All of the data that follows should be retyped exactly, please, except the pictures.

_ _ _ _ _ _ _

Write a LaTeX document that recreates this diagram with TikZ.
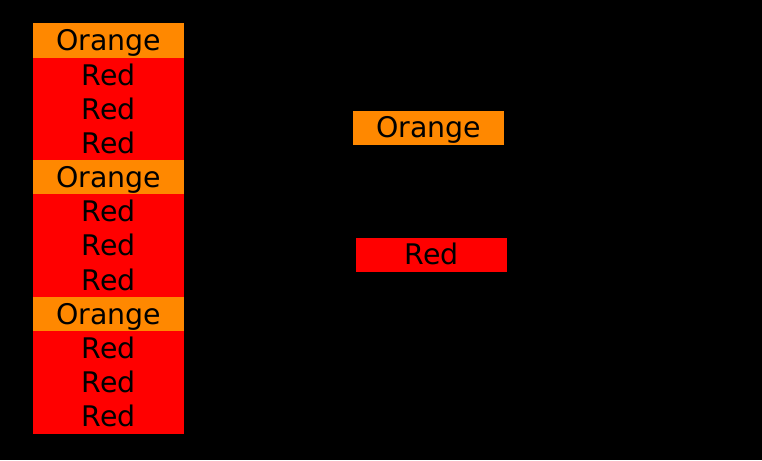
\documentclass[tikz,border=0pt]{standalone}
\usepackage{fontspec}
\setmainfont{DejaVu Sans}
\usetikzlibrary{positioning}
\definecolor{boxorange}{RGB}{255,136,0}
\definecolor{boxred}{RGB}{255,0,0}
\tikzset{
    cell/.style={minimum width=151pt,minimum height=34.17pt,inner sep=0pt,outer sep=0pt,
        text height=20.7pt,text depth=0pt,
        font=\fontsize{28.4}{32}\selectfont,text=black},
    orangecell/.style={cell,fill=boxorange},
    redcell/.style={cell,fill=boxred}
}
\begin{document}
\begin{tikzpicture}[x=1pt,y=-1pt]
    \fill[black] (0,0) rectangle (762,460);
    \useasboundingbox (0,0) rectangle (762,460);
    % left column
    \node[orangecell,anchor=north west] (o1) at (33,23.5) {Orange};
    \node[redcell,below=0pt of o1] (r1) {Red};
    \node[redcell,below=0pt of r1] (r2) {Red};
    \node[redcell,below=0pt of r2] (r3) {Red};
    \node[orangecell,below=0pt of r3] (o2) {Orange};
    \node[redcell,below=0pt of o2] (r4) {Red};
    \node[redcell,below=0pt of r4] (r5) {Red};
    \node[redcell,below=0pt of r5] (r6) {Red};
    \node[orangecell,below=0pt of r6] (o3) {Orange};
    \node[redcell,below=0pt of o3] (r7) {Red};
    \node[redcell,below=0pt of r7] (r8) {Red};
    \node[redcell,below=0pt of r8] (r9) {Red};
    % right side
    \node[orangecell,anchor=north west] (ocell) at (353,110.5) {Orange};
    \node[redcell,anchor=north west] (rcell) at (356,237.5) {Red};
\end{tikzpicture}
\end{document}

_ _ _ _ _ _ _

> [TASK OUTPUT]
Write a LaTeX document that recreates this diagram with TikZ.
\documentclass[tikz,border=0pt]{standalone}
\usepackage{fontspec}
\setmainfont{DejaVu Sans}
\usetikzlibrary{positioning}
\definecolor{boxorange}{RGB}{255,136,0}
\definecolor{boxred}{RGB}{255,0,0}
\tikzset{
    cell/.style={minimum width=151pt,minimum height=34.17pt,inner sep=0pt,outer sep=0pt,
        text height=20.7pt,text depth=0pt,
        font=\fontsize{28.4}{32}\selectfont,text=black},
    orangecell/.style={cell,fill=boxorange},
    redcell/.style={cell,fill=boxred}
}
\begin{document}
\begin{tikzpicture}[x=1pt,y=-1pt]
    \fill[black] (0,0) rectangle (762,460);
    \useasboundingbox (0,0) rectangle (762,460);
    % left column
    \node[orangecell,anchor=north west] (o1) at (33,23.5) {Orange};
    \node[redcell,below=0pt of o1] (r1) {Red};
    \node[redcell,below=0pt of r1] (r2) {Red};
    \node[redcell,below=0pt of r2] (r3) {Red};
    \node[orangecell,below=0pt of r3] (o2) {Orange};
    \node[redcell,below=0pt of o2] (r4) {Red};
    \node[redcell,below=0pt of r4] (r5) {Red};
    \node[redcell,below=0pt of r5] (r6) {Red};
    \node[orangecell,below=0pt of r6] (o3) {Orange};
    \node[redcell,below=0pt of o3] (r7) {Red};
    \node[redcell,below=0pt of r7] (r8) {Red};
    \node[redcell,below=0pt of r8] (r9) {Red};
    % right side
    \node[orangecell,anchor=north west] (ocell) at (353,110.5) {Orange};
    \node[redcell,anchor=north west] (rcell) at (356,237.5) {Red};
\end{tikzpicture}
\end{document}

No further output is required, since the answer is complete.